Apply the delay effect by slowly increasing the mix control until you notice it. Then back off the mix amount slightly until it sounds right to your ears. Try to have the echoes fade away before the next phrase to avoid muddying up the mix.

Sending the vocal to an aux channel or using parallel processing is another option. This technique allows you to EQ the delay before blending the processed channel. It also preserves the vocals punch and presence.

You can also get creative by automating the delay amount and feedback on certain words or phrases. This technique adds excitement and variation.

14. Additional Effects (Optional)

There are several other ways to mix vocals with effects. The creative decisions are in your hands. Experiment with additional effects like chorus, flanging, pitch shifting, vocal doubling, multiband compression, limiting, and other creative effects.

Automation can also go a long way. Try automating your different effects throughout the vocal performance to add excitement and movement. Or, to emphasize words or phrases. There are countless possibilities!

15. Compare Your Mix with a Reference Track

Reference tracks are professionally mixed and mastered songs you use as a tool to measure your mix against.

Referencing is one of the best and most helpful mixing techniques to learn. Comparing your mix to a commercial ready track will help you achieve pro-sounding mixdowns and masters.

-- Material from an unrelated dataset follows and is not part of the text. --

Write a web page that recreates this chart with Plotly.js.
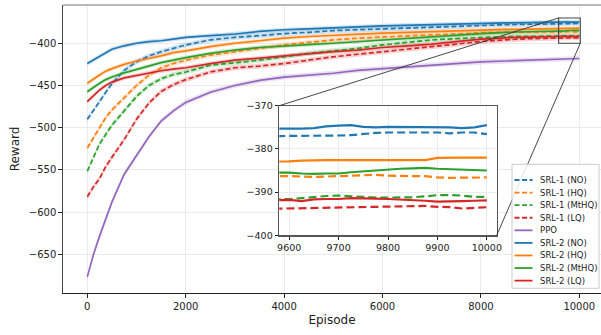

Reference tracks also guide your mix decisions. Quickly switch between your mix and a reference mix to help you identify what your vocals are lacking. This technique is an easy way to reveal problems you may not have noticed.

Conclusion

These suggestive techniques offer a starting point for mixing your vocals. They’re a general guide to help you make more informed mixing decisions. It’s encouraged to experiment. Try changing the order of the plugins and play with different settings. Last, remember not to go overboard. Learning to mix vocals with the least moves and plugins will give you more natural results. Good luck!